November 16, 2022
“Buy Now Pay Later” platforms, such as Afterpay and Affirm, offer consumers almost instant access to credit for retail purchases without a hard credit check. While BNPL spending is projected to reach $1 trillion globally by 2025, little is known about its effects.
BNPL, which typically appears as an option during checkout on a retailer’s website, most often requires an up-front payment followed by three bi-weekly payments. While there are no fees if payments are made on time, missed payments can result in late fees from the BNPL provider and overdraft fees from the customer’s bank.
Total BNPL loans issued by the largest U.S. providers tripled in a single year, from $8.3 billion in 2020 to $24.2 billion in 2021. BNPL can benefit consumers without credit or replace high-rate credit cards or payday loans, but it could also allow customers to overspend and face the financial consequences.
Past surveys show 70% of users report spending more with BNPL than they would otherwise, 42% have missed payments and 25% signed up for BNPL to avoid a hard inquiry, which can impact a person’s credit score and remain on a credit report for up to two years. Soft checks don’t affect credit scores.
Ed deHaan, associate professor of accounting in the University of Washington Foster School of Business, has been studying the impact of BNPL on financial health. His research finds that compared to non-users, BNPL users faced rapid increases in bank overdraft charges and credit card interests and fees.
Ahead of the biggest retail spending season of the year, UW News spoke with deHaan to learn more about BNPL.
What are the risks involved with BNPL?
Ed deHaan: Financial technology companies are doing amazing things and coming up with all sorts of products that could improve our lives and make us happier and better off. But there are also some risks involved, especially when for-profit companies start getting into everyday household economics spaces.
Here we have an innovation, Buy Now Pay Later, which due to some quirks of the regulatory system doesn’t fall under existing regulations that we have for products like credit cards. Therefore, it’s sort of free rein. This is not a product the financial regulatory system anticipated. What we’re seeing is that, in its current version, a lot of consumers are adopting BNPL who don’t really have the financial savvy or access to resources to understand what they’re using, and they are getting themselves into financial trouble.
How can research contribute to the future of BNPL as it continues to grow in popularity?

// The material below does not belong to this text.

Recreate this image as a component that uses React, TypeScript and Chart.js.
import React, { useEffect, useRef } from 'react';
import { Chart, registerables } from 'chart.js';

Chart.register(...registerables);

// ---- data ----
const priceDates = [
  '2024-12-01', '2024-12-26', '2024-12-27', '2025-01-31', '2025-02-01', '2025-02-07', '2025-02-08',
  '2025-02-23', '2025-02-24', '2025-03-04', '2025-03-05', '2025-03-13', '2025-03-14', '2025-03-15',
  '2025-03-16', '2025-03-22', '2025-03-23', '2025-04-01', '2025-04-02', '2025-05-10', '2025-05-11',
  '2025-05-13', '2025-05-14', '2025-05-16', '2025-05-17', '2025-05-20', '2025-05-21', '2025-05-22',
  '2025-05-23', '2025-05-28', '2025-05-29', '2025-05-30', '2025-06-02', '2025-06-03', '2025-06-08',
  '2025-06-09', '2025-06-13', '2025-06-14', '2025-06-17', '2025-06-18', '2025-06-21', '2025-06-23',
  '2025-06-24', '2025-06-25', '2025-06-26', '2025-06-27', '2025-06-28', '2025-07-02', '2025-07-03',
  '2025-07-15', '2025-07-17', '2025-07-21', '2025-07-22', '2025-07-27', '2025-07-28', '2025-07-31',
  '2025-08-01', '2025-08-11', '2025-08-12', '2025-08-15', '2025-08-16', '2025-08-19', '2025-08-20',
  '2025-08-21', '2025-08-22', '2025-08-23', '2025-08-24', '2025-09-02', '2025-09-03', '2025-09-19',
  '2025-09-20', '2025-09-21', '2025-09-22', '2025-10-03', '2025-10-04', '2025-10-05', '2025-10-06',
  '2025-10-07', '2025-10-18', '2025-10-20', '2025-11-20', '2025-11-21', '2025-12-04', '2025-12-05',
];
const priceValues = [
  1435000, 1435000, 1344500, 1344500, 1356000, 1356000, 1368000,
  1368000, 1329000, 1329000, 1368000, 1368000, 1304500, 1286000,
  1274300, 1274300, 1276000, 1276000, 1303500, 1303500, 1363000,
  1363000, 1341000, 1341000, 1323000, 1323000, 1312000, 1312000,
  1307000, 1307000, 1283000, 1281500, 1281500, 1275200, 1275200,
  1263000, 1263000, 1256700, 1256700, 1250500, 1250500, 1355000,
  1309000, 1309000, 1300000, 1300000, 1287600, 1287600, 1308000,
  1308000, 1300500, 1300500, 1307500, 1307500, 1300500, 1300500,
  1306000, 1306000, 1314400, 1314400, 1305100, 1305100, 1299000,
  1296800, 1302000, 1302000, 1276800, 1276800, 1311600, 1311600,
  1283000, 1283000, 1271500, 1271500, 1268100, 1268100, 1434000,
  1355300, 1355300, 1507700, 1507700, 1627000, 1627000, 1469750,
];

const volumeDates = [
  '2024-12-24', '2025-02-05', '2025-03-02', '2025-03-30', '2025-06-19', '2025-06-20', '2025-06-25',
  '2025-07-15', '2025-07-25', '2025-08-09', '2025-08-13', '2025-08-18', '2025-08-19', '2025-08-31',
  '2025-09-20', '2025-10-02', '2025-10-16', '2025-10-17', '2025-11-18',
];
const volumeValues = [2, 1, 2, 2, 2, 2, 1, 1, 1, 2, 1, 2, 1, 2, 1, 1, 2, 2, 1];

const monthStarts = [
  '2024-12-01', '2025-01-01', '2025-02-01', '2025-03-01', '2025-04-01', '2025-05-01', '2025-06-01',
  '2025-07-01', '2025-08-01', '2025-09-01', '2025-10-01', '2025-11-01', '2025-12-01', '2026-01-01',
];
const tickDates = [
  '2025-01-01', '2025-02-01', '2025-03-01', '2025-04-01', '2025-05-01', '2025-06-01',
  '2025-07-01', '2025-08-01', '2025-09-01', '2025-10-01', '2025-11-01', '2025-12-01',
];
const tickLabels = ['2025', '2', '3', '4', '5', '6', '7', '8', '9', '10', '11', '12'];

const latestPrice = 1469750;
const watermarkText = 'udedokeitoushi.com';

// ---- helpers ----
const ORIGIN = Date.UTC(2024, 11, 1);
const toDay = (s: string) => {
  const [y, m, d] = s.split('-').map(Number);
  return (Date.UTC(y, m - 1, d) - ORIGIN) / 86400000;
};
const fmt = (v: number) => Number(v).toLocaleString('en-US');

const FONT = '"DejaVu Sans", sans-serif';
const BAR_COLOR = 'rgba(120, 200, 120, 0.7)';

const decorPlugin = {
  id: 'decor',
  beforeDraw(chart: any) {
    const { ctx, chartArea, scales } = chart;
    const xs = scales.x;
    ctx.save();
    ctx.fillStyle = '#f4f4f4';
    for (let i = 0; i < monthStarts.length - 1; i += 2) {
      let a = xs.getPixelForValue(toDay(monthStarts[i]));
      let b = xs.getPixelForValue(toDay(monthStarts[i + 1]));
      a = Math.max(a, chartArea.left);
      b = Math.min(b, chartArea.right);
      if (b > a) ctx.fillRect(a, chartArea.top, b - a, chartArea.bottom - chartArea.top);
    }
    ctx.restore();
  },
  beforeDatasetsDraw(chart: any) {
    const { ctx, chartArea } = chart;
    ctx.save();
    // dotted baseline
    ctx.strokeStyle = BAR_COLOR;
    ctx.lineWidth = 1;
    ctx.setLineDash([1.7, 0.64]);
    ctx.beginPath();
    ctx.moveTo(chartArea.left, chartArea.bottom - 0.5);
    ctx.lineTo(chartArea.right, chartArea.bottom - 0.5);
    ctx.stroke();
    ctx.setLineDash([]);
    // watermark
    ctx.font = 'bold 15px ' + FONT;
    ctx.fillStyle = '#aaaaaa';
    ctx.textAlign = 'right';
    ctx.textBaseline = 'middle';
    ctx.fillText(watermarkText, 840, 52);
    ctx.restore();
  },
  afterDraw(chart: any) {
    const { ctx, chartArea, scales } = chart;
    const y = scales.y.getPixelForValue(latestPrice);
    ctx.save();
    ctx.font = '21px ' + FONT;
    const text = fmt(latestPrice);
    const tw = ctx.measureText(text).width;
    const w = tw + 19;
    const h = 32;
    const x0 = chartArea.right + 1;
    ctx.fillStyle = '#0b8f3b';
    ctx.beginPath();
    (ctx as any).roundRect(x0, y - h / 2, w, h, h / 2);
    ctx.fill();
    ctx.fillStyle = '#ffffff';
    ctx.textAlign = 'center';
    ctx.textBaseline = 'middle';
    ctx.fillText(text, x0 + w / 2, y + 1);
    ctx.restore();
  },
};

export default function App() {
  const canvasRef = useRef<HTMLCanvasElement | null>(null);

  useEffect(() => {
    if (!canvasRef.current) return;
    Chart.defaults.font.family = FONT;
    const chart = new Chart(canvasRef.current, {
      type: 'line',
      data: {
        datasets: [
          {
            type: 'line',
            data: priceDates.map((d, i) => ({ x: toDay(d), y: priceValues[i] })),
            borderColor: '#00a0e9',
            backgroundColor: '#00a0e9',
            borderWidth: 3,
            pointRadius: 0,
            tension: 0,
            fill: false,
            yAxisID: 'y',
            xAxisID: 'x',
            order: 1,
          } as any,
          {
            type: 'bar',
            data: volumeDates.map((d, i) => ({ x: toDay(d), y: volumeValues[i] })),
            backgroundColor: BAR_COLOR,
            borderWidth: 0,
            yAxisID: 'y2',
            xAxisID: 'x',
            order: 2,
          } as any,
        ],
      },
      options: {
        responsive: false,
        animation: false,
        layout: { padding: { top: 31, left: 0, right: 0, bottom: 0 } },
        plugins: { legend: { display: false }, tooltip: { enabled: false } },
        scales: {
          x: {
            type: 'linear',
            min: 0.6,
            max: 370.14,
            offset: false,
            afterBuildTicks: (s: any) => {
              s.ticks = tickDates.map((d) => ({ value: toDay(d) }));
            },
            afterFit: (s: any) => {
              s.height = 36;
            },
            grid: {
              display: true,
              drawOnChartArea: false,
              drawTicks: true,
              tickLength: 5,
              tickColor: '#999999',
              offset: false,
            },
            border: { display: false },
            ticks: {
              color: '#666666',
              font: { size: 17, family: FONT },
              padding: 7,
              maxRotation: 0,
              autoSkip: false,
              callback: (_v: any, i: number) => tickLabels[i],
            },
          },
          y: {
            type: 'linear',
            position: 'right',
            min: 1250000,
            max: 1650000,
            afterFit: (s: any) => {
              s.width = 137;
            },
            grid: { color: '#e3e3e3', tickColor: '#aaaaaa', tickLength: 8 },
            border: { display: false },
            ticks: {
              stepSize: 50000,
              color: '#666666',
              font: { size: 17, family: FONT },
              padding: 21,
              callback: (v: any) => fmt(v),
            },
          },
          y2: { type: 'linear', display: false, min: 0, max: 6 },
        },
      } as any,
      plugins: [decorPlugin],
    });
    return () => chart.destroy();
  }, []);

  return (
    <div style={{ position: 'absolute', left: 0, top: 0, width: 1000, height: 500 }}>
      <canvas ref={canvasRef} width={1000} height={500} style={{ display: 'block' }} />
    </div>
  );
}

ED: It’s no surprise that some people have been worried about the effect of BNPL on users for several reasons. We’ve seen time and time again that when we start giving easy credit to consumers, many people use it just fine. But there’s a material number of users who end up in financial difficulties. We’ve seen that for mortgages. We’ve seen that for credit cards. I recently taught my students a case on Sears credit cards in the 1990s and how the company got into a lot of trouble through predatory lending and then unethical debt collection practices. We have a lot of evidence that this happens repeatedly. BNPL is just another version of easy credit, and we suspect that some people are being harmed by this.
Regulators very clearly are worried about it because this product happens to fall through the cracks of existing regulation. I think if anybody had anticipated BNPL, it would have already been regulated. The current debate in the United States and around the world by regulators is not so much whether anything needs to be done to regulate BNPL, but rather how far those regulations should go.
Our analyses indicate quite stark, quite sudden declines in leading indicators of financial health for people who adopt BNPL. We can’t say anything broadly about whether these people on net are better or worse off. That’s very difficult. For example, if they are using this credit to pay for baby formula, then they might be better off overall. But certainly, BNPL seems to have all the leading indicators of a financial product that could get people into trouble.